Tuesday, January 10, 2017

How to choose an advisor, mentor or consultant

This article was written by my colleague, John Rodenberg, in the Tacoma SBDC. John has been an SBDC advisor for over ten years and is regional manager for the Southwest part of the state. John is my unofficial mentor; whenever we meet for our staff training, I make a point to meet with him.

This was also featured in the South Sound Business Journal, November 2016.

Consultant, Advisor, Mentor or Licensed Professional for your Small to Medium Sized Business.........Which is Right?


John Rodenberg, left
Tacoma SBDC
My answer, as a certified business advisor with the SBDC would be “You bet, you may need all these professionals and more!”  But let’s look at the question in little more detail to see what the real answer is that works for you, the small business owner or entrepreneur.

This is based on my experience as Tacoma/Peirce County certified business advisor for ten plus years, having worked with over 1300 diverse clients.  

See our website www.wsbdc.org for the Washington SBDC (Small Business Development Center) network, to access a no cost, confidential, appointment with an advisor.

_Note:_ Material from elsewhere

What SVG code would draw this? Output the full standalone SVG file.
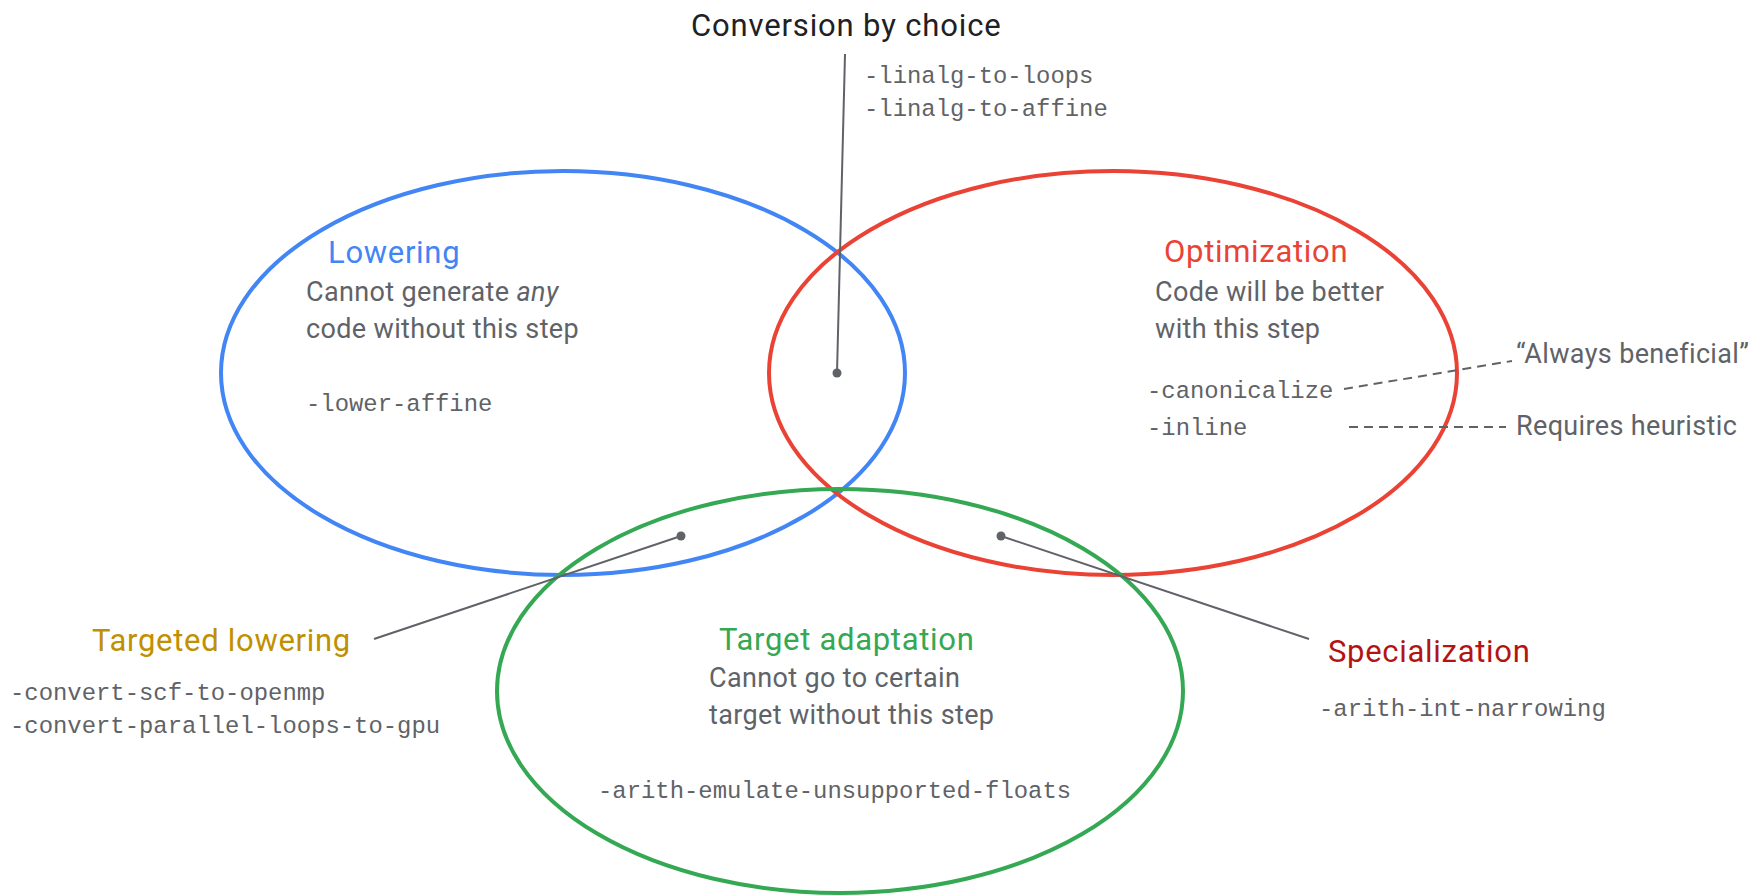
<svg xmlns="http://www.w3.org/2000/svg" width="1750" height="895" viewBox="0 0 1750 895">
  <style>
    .sans { font-family: Roboto, "Noto Sans", "Liberation Sans", sans-serif; }
    .mono { font-family: "Liberation Mono", "DejaVu Sans Mono", monospace; font-size: 23.9px; fill: #5f6368; }
    .head { font-size: 31px; letter-spacing: 0.7px; }
    .body { font-size: 27px; letter-spacing: 0.35px; fill: #5f6368; }
    .ring { fill: none; stroke-width: 4; }
    .lead { stroke: #5f6368; stroke-width: 2; fill: none; }
    .dash { stroke: #5f6368; stroke-width: 2; fill: none; stroke-dasharray: 9 6; }
    .dot { fill: #5f6368; }
  </style>
  <rect width="1750" height="895" fill="#ffffff"/>

  <!-- Venn sets -->
  <g id="lowering">
    <ellipse class="ring" cx="563" cy="373" rx="342" ry="202" stroke="#4285f4"/>
    <text class="sans head" x="328" y="263" fill="#4285f4">Lowering</text>
    <text class="sans body" x="306" y="301">Cannot generate <tspan font-style="italic">any</tspan></text>
    <text class="sans body" x="306" y="338">code without this step</text>
    <text class="mono" x="306" y="411">-lower-affine</text>
  </g>

  <g id="optimization">
    <ellipse class="ring" cx="1113" cy="373" rx="344" ry="202" stroke="#ea4335"/>
    <text class="sans head" x="1164" y="262" fill="#ea4335">Optimization</text>
    <text class="sans body" x="1155" y="301">Code will be better</text>
    <text class="sans body" x="1155" y="338">with this step</text>
    <text class="mono" x="1147" y="398">-canonicalize</text>
    <text class="mono" x="1147" y="435">-inline</text>
  </g>

  <g id="target-adaptation">
    <ellipse class="ring" cx="840" cy="691" rx="343" ry="202" stroke="#34a853"/>
    <text class="sans head" x="719" y="650" fill="#34a853">Target adaptation</text>
    <text class="sans body" x="709" y="687">Cannot go to certain</text>
    <text class="sans body" x="709" y="724">target without this step</text>
    <text class="mono" x="598" y="798">-arith-emulate-unsupported-floats</text>
  </g>

  <!-- Callout labels -->
  <g id="conversion-by-choice">
    <text class="sans" x="691" y="36" font-size="31" letter-spacing="0.85" fill="#202124">Conversion by choice</text>
    <text class="mono" x="864" y="83">-linalg-to-loops</text>
    <text class="mono" x="864" y="116">-linalg-to-affine</text>
  </g>

  <g id="targeted-lowering">
    <text class="sans head" x="92" y="651" fill="#bf9000">Targeted lowering</text>
    <text class="mono" x="10" y="700">-convert-scf-to-openmp</text>
    <text class="mono" x="10" y="733">-convert-parallel-loops-to-gpu</text>
  </g>

  <g id="specialization">
    <text class="sans head" x="1328" y="662" fill="#b31412">Specialization</text>
    <text class="mono" x="1319" y="716">-arith-int-narrowing</text>
  </g>

  <g id="always-beneficial">
    <text class="sans body" x="1516" y="363">“Always beneficial”</text>
  </g>

  <g id="requires-heuristic">
    <text class="sans body" x="1516" y="435">Requires heuristic</text>
  </g>

  <!-- Leader lines -->
  <g id="connectors">
    <line class="lead" x1="845" y1="54" x2="837" y2="373"/>
    <circle class="dot" cx="837" cy="373" r="4.5"/>
    <line class="lead" x1="374" y1="639" x2="681" y2="536"/>
    <circle class="dot" cx="681" cy="536" r="4.5"/>
    <line class="lead" x1="1309" y1="639" x2="1001" y2="536"/>
    <circle class="dot" cx="1001" cy="536" r="4.5"/>
    <line class="dash" x1="1344" y1="389" x2="1512" y2="361"/>
    <line class="dash" x1="1349" y1="427" x2="1506" y2="427"/>
  </g>
</svg>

What are the differences between a consultant, advisor and mentor?

You can easily define and research these four categories or sources of business advice, using a search engine, Wikipedia or dictionary; I will generalize a bit here and identify them as:

Consultant – an industry or business expert who studies or analyzes your situation, process or environment and provides an authoritative report, usually for a fee.

Advisor – a one time or ongoing engagement with a person who has  experience and skills in the business world and access to data, research and other professionals to help you generate alternatives, solve problems and manage your business.  A fee may or may not be involved.  SBDC does not charge for their advisor’s time.

Mentor - supports a no fee one-on-one relationship over an extended time to assist you with the formation, growth and management of your business.  Larger firms have “internal” mentors, but as the leader of a small business, you will need to find an “external” mentor.

Licensed Professional - engaged for a fee for a specific purpose, on a contract or retainer basis, to provide advice and guidance on legal, accounting, insurance or other issues.

This article focuses on the advisor function, but all of these are necessary tools and are equally important in their own right.  The successful small business owner will learn how/when to reach out to each as needed.


Examples of SBDC Business Advising

Business advising can cover any of the five functional areas of business:  operations, human resources, marketing, financial and legal/organization.  

As you might expect, what a business owner does in one of these areas affects the others, so it is often important to have an unbiased, or outside, set of eyes and ears to provide feedback and act as sounding board.  Also, small business owners often don’t have time or resources to do extensive research.  

The SBDC has access to many nationwide sources of data such as Fintel, RMA, Reference USA and IBIS, some of which are also available at your local library.  This structured data helps in decision making and focus.

Here are three examples that will give you an idea of how an SBDC advisor can assist you:

1. New Business Owner 
Ray is an owner/operator licensed contractor in start-up year one.  He sought marketing advice from me initially and we developed a plan with a sales goal that is tracked monthly.   I also recommended cash basis accounting in QBooks and his outside bookkeeper agreed.  In reviewing monthly P&L and AR, we noted a large 90 day receivable of $8K and collection would be very helpful.  I referred this client to three attorneys who specialize in construction disputes and collection.  Estimating, bidding and profit planning are other areas we are addressing now.

2. Employee - purchasing business
Eli had worked as VP for a medium sized supplier of technical talent to major corporations for years.  The owner wished to retire and Eli was offered the opportunity to buy the firm, which he wanted to do.  Eli looked for outside advice to help him chart a course with a three year timeline to be in position to purchase the business.  We discussed asset vs. entity purchases, I found reliable reading material on the subject, developed a business plan, discussed equity and debt mix and when time came to apply for an acquisition loan, three lenders were referred.  Eli received attractive options for six figure term loans and he selected the best one. 

3. Business partner starting new practice
Dr. S was a successful chiropractor in a two-provider practice.   She wished to be sole owner and broke off from partnership to start a practice in a new location.  Original advising started with an organized search for leased or purchased space and she successfully navigated the commercial real estate market to find a location which an SBDC research study said was “under served”.  She is doing well in gross revenue and has cut back to a partial work week, so she can act more as practice manager.

Selecting an Advisor

Write down, your key needs or “pain points”.  Then, note your timeline and budget.  Then, ask for referrals and research providers.   Interview each and ask for background and references.  Lastly, be prepared to contribute to the process (after all, you are the expert in your business).  Get down to work following the plan you develop, and evaluate progress as you go.